蛋白尿は、尿中に血液中のたんぱく質が漏れ出ていることを示しています。ただし、正常でも多少の蛋白は出ています。
蛋白尿は年齢とともに陽性が増え、男性の場合20歳では2%、60歳では5%が陽性です。女性の場合は60歳代で2%、70歳代で3%です。
蛋白尿は検尿試験紙で調べます。陽性の場合はさらに尿蛋白の量を調べます。また、尿蛋白の原因を調べるために、腎臓の一部を針でとって調べる腎生検を行うこともあります。

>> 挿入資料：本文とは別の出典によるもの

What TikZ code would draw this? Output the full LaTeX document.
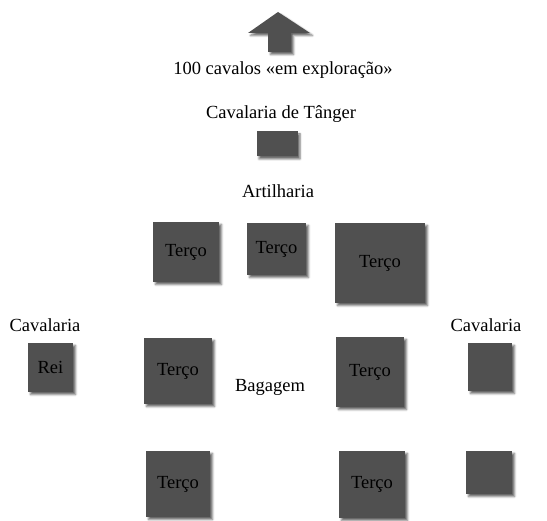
\documentclass[tikz,border=0pt]{standalone}
\usepackage{fontspec}
\setmainfont{Liberation Serif}
\usetikzlibrary{shadows,shadows.blur}
\definecolor{boxgray}{HTML}{505050}
\tikzset{
  unit/.style={draw=none, fill=boxgray, inner sep=0pt, text=black,
    blur shadow={shadow xshift=2.5pt, shadow yshift=-2.5pt, shadow blur radius=2pt, shadow opacity=60}},
  lbl/.style={inner sep=0pt, text=black},
}
\begin{document}
\begin{tikzpicture}[x=1pt,y=-1pt,font=\fontsize{18.5}{22}\selectfont]
\useasboundingbox (0,0) rectangle (547,521);
% arrow
\fill[boxgray, blur shadow={shadow xshift=2.5pt, shadow yshift=-2.5pt, shadow blur radius=2pt, shadow opacity=60}]
  (278,12) -- (310,33) -- (291,33) -- (291,52) -- (268,52) -- (268,33) -- (248,33) -- cycle;
\node[lbl] (scouts) at (283,70) {100 cavalos «em exploração»};
\node[lbl] (tangerlbl) at (281,114) {Cavalaria de Tânger};
\node[unit, minimum width=41pt, minimum height=25pt] (tanger) at (277,144) {};
\node[lbl] (art) at (278,191) {Artilharia};
% row 1
\node[unit, minimum width=66pt, minimum height=60pt] (t1) at (186,252) {Terço};
\node[unit, minimum width=59pt, minimum height=52pt] (t2) at (276.5,249) {Terço};
\node[unit, minimum width=90pt, minimum height=80pt] (t3) at (380,263) {Terço};
% row 2
\node[lbl] (cavl) at (45,325) {Cavalaria};
\node[lbl] (cavr) at (486,325) {Cavalaria};
\node[unit, minimum width=45pt, minimum height=49pt] (rei) at (50.5,367.5) {Rei};
\node[unit, minimum width=68pt, minimum height=66pt] (t4) at (178,371) {Terço};
\node[lbl] (bag) at (270,387) {Bagagem};
\node[unit, minimum width=68pt, minimum height=70pt] (t5) at (370,372) {Terço};
\node[unit, minimum width=44pt, minimum height=48pt] (r1) at (490,367) {};
% row 3
\node[unit, minimum width=64pt, minimum height=66pt] (t6) at (178,484) {Terço};
\node[unit, minimum width=66pt, minimum height=67pt] (t7) at (372,484.5) {Terço};
\node[unit, minimum width=46pt, minimum height=43pt] (r2) at (489,472.5) {};
\end{tikzpicture}
\end{document}
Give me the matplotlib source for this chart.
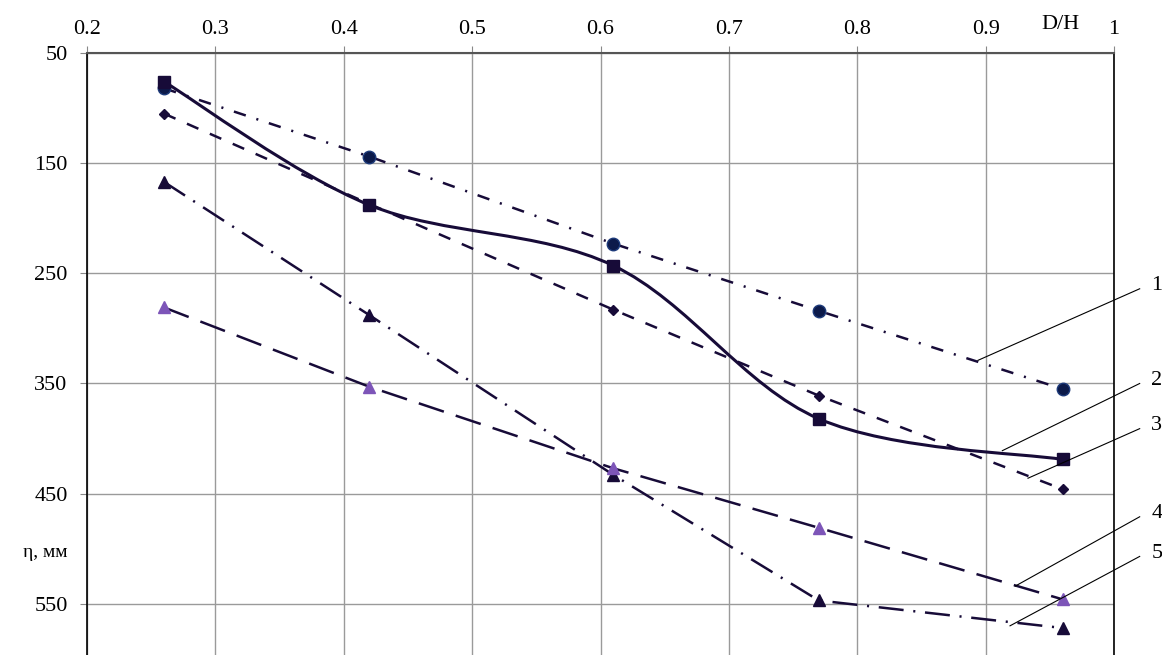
import numpy as np
import matplotlib
matplotlib.use("Agg")
from matplotlib import pyplot as plt
from matplotlib.path import Path
from matplotlib.patches import PathPatch

plt.rcParams['font.family'] = ['Liberation Serif', 'DejaVu Serif']
plt.rcParams['lines.scale_dashes'] = False

# D/H values
dh = [0.26, 0.42, 0.61, 0.77, 0.96]
# eta, mm for curves 1..5
s1 = [82, 144, 223, 284, 355]
s2 = [76, 188, 243, 382, 419]
s3 = [105, 187, 283, 361, 446]
s4 = [281, 353, 427, 481, 546]
s5 = [167, 288, 433, 547, 572]

xticks = [0.2, 0.3, 0.4, 0.5, 0.6, 0.7, 0.8, 0.9, 1.0]
xtick_labels = ['0.2', '0.3', '0.4', '0.5', '0.6', '0.7', '0.8', '0.9', '1']
yticks = [50, 150, 250, 350, 450, 550]
curve_names = ['1', '2', '3', '4', '5']

ink = '#170b38'
purple = '#7d55b8'

fig = plt.figure(figsize=(11.62, 6.55), dpi=100)
ax = fig.add_axes([0.0749, 0.0, 0.8838, 0.919])

ax.set_xlim(0.2, 1.0)
ax.set_ylim(596.5, 50)
ax.xaxis.tick_top()
ax.set_xticks(xticks)
ax.set_xticklabels(xtick_labels)
ax.set_yticks(yticks)
ax.tick_params(axis='both', labelsize=16, length=5, color='#888888')
ax.tick_params(axis='x', pad=5)
ax.tick_params(axis='y', pad=9)
ax.grid(True, color='#9a9a9a', lw=1)
ax.set_axisbelow(True)
ax.spines['bottom'].set_visible(False)
ax.spines['top'].set_color('#555555')
ax.spines['top'].set_linewidth(1.5)
for s in ['left', 'right']:
    ax.spines[s].set_color('black')
    ax.spines[s].set_linewidth(1.2)

# 1 - circles, dash-dot
ax.plot(dh, s1, color=ink, lw=1.8, dashes=(9, 8, 1.5, 8), marker='o', ms=9,
        mfc='#0c1a4a', mec='#1d3a7a', zorder=3)
# 3 - diamonds, dashed
ax.plot(dh, s3, color=ink, lw=1.8, dashes=(9, 9), marker='D', ms=5.5,
        mfc=ink, mec=ink, zorder=3)
# 4 - purple triangles, long dash
ax.plot(dh, s4, color=ink, lw=1.8, dashes=(19, 9), zorder=3)
ax.plot(dh, s4, ls='none', marker='^', ms=9, mfc=purple, mec=purple, zorder=4)
# 5 - black triangles, long dash-dot
ax.plot(dh, s5, color=ink, lw=1.8, dashes=(18, 7, 1.5, 7), marker='^', ms=8,
        mfc=ink, mec=ink, zorder=3)

# 2 - squares, smooth solid line (bezier through the points)
pts = np.column_stack([dh, s2]).astype(float)
verts = [pts[0]]
codes = [Path.MOVETO]
for i in range(len(pts) - 1):
    p0 = pts[i - 1] if i > 0 else pts[i]
    p1, p2 = pts[i], pts[i + 1]
    p3 = pts[i + 2] if i + 2 < len(pts) else pts[i + 1]
    c1 = p1 + (p2 - p0) / 6
    c2 = p2 - (p3 - p1) / 6
    verts += [c1, c2, p2]
    codes += [Path.CURVE4] * 3
ax.add_patch(PathPatch(Path(verts, codes), fill=False, ec=ink, lw=2.2, zorder=3))
ax.plot(dh, s2, ls='none', marker='s', ms=9, mfc=ink, mec=ink, zorder=4)

# leader lines and curve numbers
label_y = [261, 347, 388, 468, 504]
tips = [(0.894, 329), (0.913, 411), (0.933, 436), (0.923, 534), (0.919, 570)]
for name, ly, (tx, ty) in zip(curve_names, label_y, tips):
    ax.plot([tx, 1.020], [ty, ly + 3], color='black', lw=0.8, clip_on=False, zorder=5)
    ax.text(1.029, ly, name, fontsize=16, ha='left', va='center', clip_on=False)

ax.text(0.958, 1.047, 'D/H', transform=ax.get_xaxis_transform(), fontsize=16,
        ha='center', va='center')
ax.text(-0.0195, 503, 'η, мм', transform=ax.get_yaxis_transform(), fontsize=14,
        ha='right', va='center')

fig.savefig('out.png', dpi=100)
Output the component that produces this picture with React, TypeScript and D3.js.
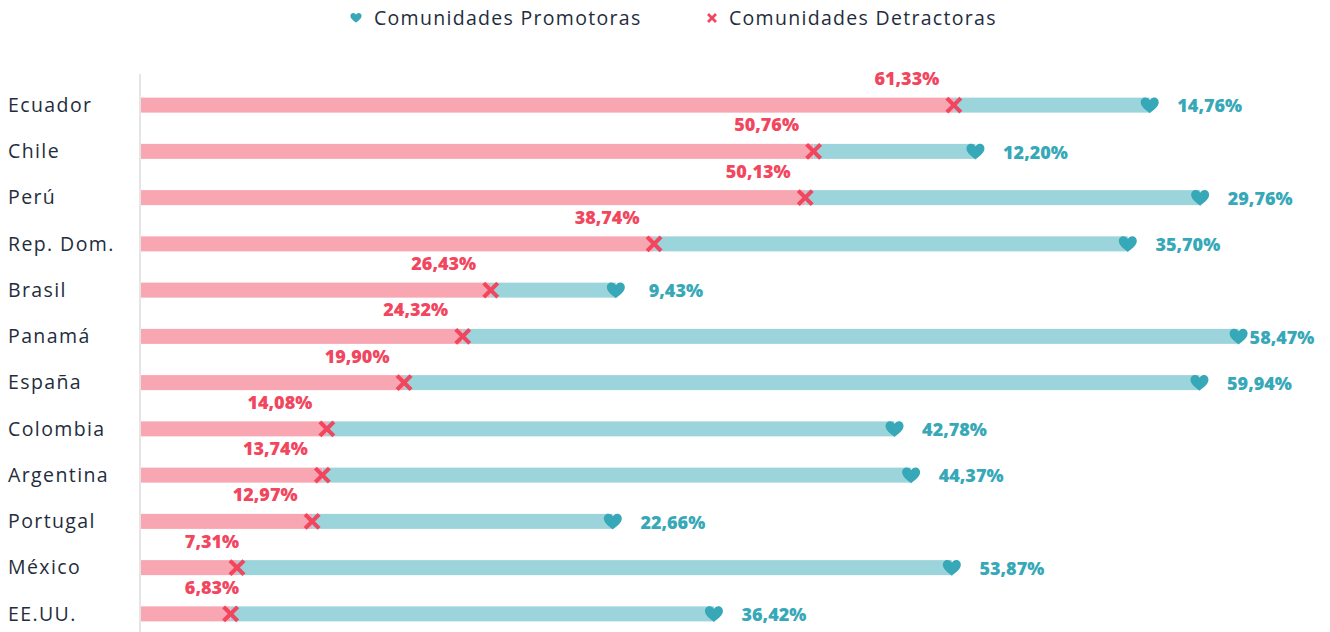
import React from 'react';
import * as d3 from 'd3';

// country rows, top to bottom
const countries = ['Ecuador', 'Chile', 'Perú', 'Rep. Dom.', 'Brasil', 'Panamá', 'España', 'Colombia', 'Argentina', 'Portugal', 'México', 'EE.UU.'];
// % comunidades detractoras
const detractors = [61.33, 50.76, 50.13, 38.74, 26.43, 24.32, 19.9, 14.08, 13.74, 12.97, 7.31, 6.83];
// % comunidades promotoras
const promoters = [14.76, 12.2, 29.76, 35.7, 9.43, 58.47, 59.94, 42.78, 44.37, 22.66, 53.87, 36.42];
const legendLabels = ['Comunidades Promotoras', 'Comunidades Detractoras'];

const W = 1330;
const H = 632;
const PINK_BAR = '#f8a6b1';
const TEAL_BAR = '#9cd4dc';
const RED = '#f2465e';
const TEAL = '#37a8b8';
const DARK = '#1f2d3d';
const FONT = "'Open Sans', sans-serif";

const fmt = (v: number) => v.toFixed(2).replace('.', ',') + '%';

// heart centred on (0,0), ~18 x 16
const heartPath =
  'M0,7.5 C-2.5,5.5 -9,1 -9,-3.2 C-9,-6.4 -6.8,-8.2 -4.5,-8.2 C-2.4,-8.2 -0.8,-7 0,-5.3 C0.8,-7 2.4,-8.2 4.5,-8.2 C6.8,-8.2 9,-6.4 9,-3.2 C9,1 2.5,5.5 0,7.5 Z';

const Cross = ({ x, y, s, w }: { x: number; y: number; s: number; w: number }) => (
  <g transform={`translate(${x},${y})`} stroke={RED} strokeWidth={w} strokeLinecap="butt">
    <line x1={-s} y1={-s} x2={s} y2={s} />
    <line x1={-s} y1={s} x2={s} y2={-s} />
  </g>
);

const App = () => {
  const x = d3.scaleLinear().domain([0, 100]).range([140, 1467]);
  const y = d3.scaleBand().domain(countries).range([82, 637]).padding(0);
  const barH = 15;

  return (
    <svg width={W} height={H} style={{ position: 'absolute', left: 0, top: 0, fontFamily: FONT }}>
      <rect width={W} height={H} fill="#fff" />

      {/* legend */}
      <g>
        <path d={heartPath} fill={TEAL} transform="translate(356,18) scale(0.62)" />
        <text x={374} y={18} dy="0.35em" fontSize={19.5} letterSpacing={1.3} fill={DARK}>{legendLabels[0]}</text>
        <Cross x={712} y={18} s={4} w={2.6} />
        <text x={729} y={18} dy="0.35em" fontSize={19.5} letterSpacing={1.3} fill={DARK}>{legendLabels[1]}</text>
      </g>

      {/* axis line */}
      <line x1={140} x2={140} y1={74} y2={H} stroke="#dcdcdc" strokeWidth={1.5} />

      {countries.map((c, i) => {
        const cy = (y(c) as number) + y.bandwidth() / 2;
        const dx = x(detractors[i]);
        const sx = x(detractors[i] + promoters[i]);
        return (
          <g key={c}>
            <text x={8} y={cy} dy="0.35em" fontSize={19.5} letterSpacing={1.4} fill={DARK}>{c}</text>
            <rect x={x(0) + 1} y={cy - barH / 2} width={dx - x(0) - 1} height={barH} fill={PINK_BAR} />
            <rect x={dx} y={cy - barH / 2} width={sx - dx} height={barH} fill={TEAL_BAR} />
            <Cross x={dx} y={cy} s={7} w={4.2} />
            <path d={heartPath} fill={TEAL} transform={`translate(${sx},${cy + 0.5})`} />
            <text x={Math.max(dx - 47, 212)} y={cy - 20} textAnchor="middle" fontSize={18} fontWeight={800} fill={RED}>
              {fmt(detractors[i])}
            </text>
            <text x={Math.min(sx + 60, 1282)} y={cy + 1} dy="0.35em" textAnchor="middle" fontSize={18} fontWeight={800} fill={TEAL}>
              {fmt(promoters[i])}
            </text>
          </g>
        );
      })}
    </svg>
  );
};

export default App;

尿蛋白が大量に漏れ出るのは腎臓が障害を受けているからです。1日に3.5g以上の尿蛋白が出ると血液中のたんぱく質の1種のアルブミンの濃度が低下します。その結果、全身に浮腫(むくみ)が起こります。糖尿病の場合は、1日30mgのわずかな尿蛋白でも、全身に動脈硬化が起こっている場合があります。
治療は原因によって異なります。大量に尿蛋白が出る場合は入院が必要です。
高血圧を合併する場合は血圧を下げるACE阻害薬やアンジオテンシン受容体拮抗薬を使用します。
浮腫がある場合は利尿剤を用いることもあります。
尿蛋白の原因が、免疫グロブリンが沈着するIgA 腎症で、1日1g以上の尿蛋白が出る場合は、ステロイドによる治療が有効です。
蛋白尿が1日3.5g以上の場合はネフローゼ症候群といい、ステロイドや免疫抑制薬の治療を行います。